WHAT YOU ARE ASKED TO DO ▸ Include the line containing "const yMin = 0, yMax = 90, yStep = 10;" and all lines before it, repeated exactly from the listing below, without pictures.

DATA ▸
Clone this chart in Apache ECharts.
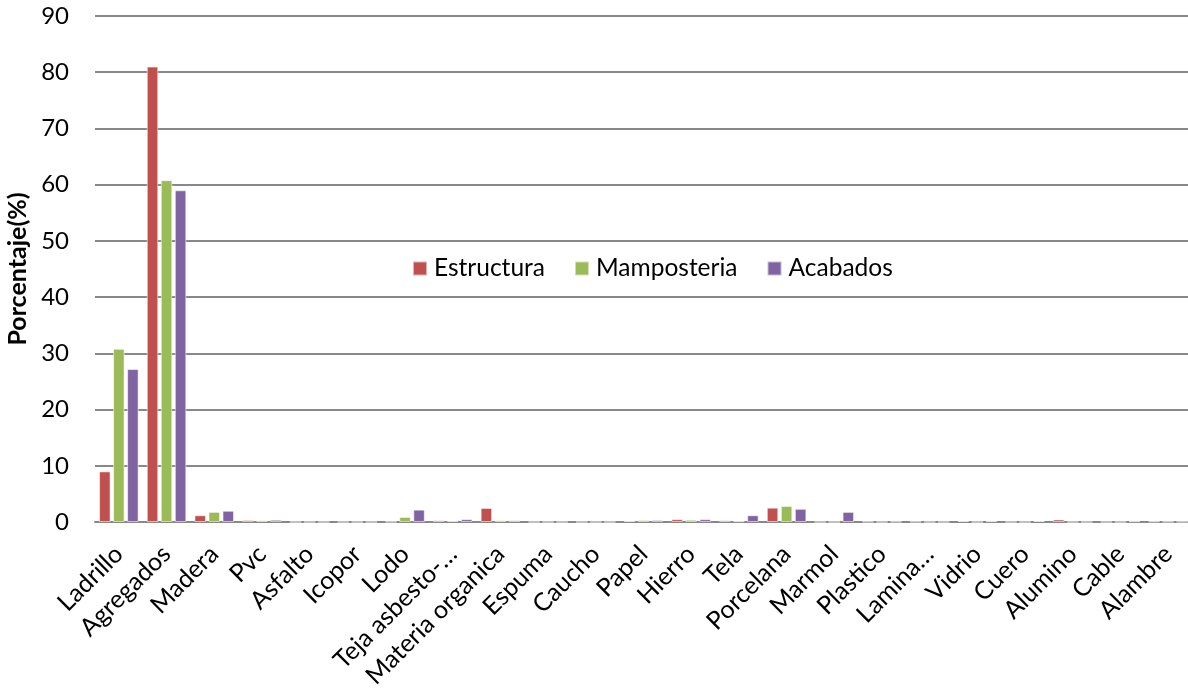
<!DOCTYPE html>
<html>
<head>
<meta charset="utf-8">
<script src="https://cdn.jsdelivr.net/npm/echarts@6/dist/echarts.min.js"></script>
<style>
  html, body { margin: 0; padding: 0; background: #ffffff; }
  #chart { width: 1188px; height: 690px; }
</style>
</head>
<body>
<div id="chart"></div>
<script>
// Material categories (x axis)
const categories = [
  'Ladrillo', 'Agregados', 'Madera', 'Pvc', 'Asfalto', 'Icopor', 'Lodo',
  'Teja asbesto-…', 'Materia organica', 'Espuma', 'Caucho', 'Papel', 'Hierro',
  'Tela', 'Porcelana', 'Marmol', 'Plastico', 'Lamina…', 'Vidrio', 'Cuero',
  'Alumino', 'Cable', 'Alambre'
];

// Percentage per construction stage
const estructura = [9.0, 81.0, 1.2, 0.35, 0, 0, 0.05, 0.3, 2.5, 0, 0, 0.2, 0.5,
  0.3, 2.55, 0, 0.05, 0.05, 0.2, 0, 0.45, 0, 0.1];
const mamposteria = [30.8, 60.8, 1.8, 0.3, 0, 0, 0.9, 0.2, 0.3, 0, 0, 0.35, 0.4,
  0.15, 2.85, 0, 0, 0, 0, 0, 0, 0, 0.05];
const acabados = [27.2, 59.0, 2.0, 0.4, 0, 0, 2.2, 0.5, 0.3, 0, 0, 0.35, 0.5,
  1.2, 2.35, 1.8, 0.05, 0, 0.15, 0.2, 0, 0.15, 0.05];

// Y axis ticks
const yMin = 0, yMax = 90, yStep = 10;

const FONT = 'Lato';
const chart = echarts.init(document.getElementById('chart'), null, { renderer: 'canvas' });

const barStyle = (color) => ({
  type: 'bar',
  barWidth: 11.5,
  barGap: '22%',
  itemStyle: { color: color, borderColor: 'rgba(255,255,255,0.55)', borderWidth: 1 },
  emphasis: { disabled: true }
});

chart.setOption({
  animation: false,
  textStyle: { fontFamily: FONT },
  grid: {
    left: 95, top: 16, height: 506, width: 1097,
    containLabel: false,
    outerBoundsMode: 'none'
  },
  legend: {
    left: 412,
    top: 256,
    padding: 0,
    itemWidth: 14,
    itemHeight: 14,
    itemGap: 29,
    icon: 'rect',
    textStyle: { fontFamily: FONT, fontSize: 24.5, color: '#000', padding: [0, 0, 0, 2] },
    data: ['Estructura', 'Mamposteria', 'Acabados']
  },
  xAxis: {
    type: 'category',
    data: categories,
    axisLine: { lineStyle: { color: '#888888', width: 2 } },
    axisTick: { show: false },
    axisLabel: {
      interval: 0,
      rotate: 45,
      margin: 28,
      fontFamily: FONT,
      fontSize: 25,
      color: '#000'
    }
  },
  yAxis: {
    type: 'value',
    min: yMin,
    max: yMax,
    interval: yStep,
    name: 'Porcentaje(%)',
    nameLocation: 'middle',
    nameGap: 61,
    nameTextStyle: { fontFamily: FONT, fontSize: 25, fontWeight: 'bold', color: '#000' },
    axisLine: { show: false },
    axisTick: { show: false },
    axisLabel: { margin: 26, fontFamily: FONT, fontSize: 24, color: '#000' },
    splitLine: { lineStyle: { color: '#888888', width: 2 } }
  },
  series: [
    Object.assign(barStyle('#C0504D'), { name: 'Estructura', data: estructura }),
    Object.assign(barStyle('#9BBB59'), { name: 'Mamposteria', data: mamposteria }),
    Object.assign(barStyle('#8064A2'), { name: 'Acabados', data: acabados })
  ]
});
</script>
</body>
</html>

OUTPUT FOR THIS EXERCISE ▸
Clone this chart in Apache ECharts.
<!DOCTYPE html>
<html>
<head>
<meta charset="utf-8">
<script src="https://cdn.jsdelivr.net/npm/echarts@6/dist/echarts.min.js"></script>
<style>
  html, body { margin: 0; padding: 0; background: #ffffff; }
  #chart { width: 1188px; height: 690px; }
</style>
</head>
<body>
<div id="chart"></div>
<script>
// Material categories (x axis)
const categories = [
  'Ladrillo', 'Agregados', 'Madera', 'Pvc', 'Asfalto', 'Icopor', 'Lodo',
  'Teja asbesto-…', 'Materia organica', 'Espuma', 'Caucho', 'Papel', 'Hierro',
  'Tela', 'Porcelana', 'Marmol', 'Plastico', 'Lamina…', 'Vidrio', 'Cuero',
  'Alumino', 'Cable', 'Alambre'
];

// Percentage per construction stage
const estructura = [9.0, 81.0, 1.2, 0.35, 0, 0, 0.05, 0.3, 2.5, 0, 0, 0.2, 0.5,
  0.3, 2.55, 0, 0.05, 0.05, 0.2, 0, 0.45, 0, 0.1];
const mamposteria = [30.8, 60.8, 1.8, 0.3, 0, 0, 0.9, 0.2, 0.3, 0, 0, 0.35, 0.4,
  0.15, 2.85, 0, 0, 0, 0, 0, 0, 0, 0.05];
const acabados = [27.2, 59.0, 2.0, 0.4, 0, 0, 2.2, 0.5, 0.3, 0, 0, 0.35, 0.5,
  1.2, 2.35, 1.8, 0.05, 0, 0.15, 0.2, 0, 0.15, 0.05];

// Y axis ticks
const yMin = 0, yMax = 90, yStep = 10;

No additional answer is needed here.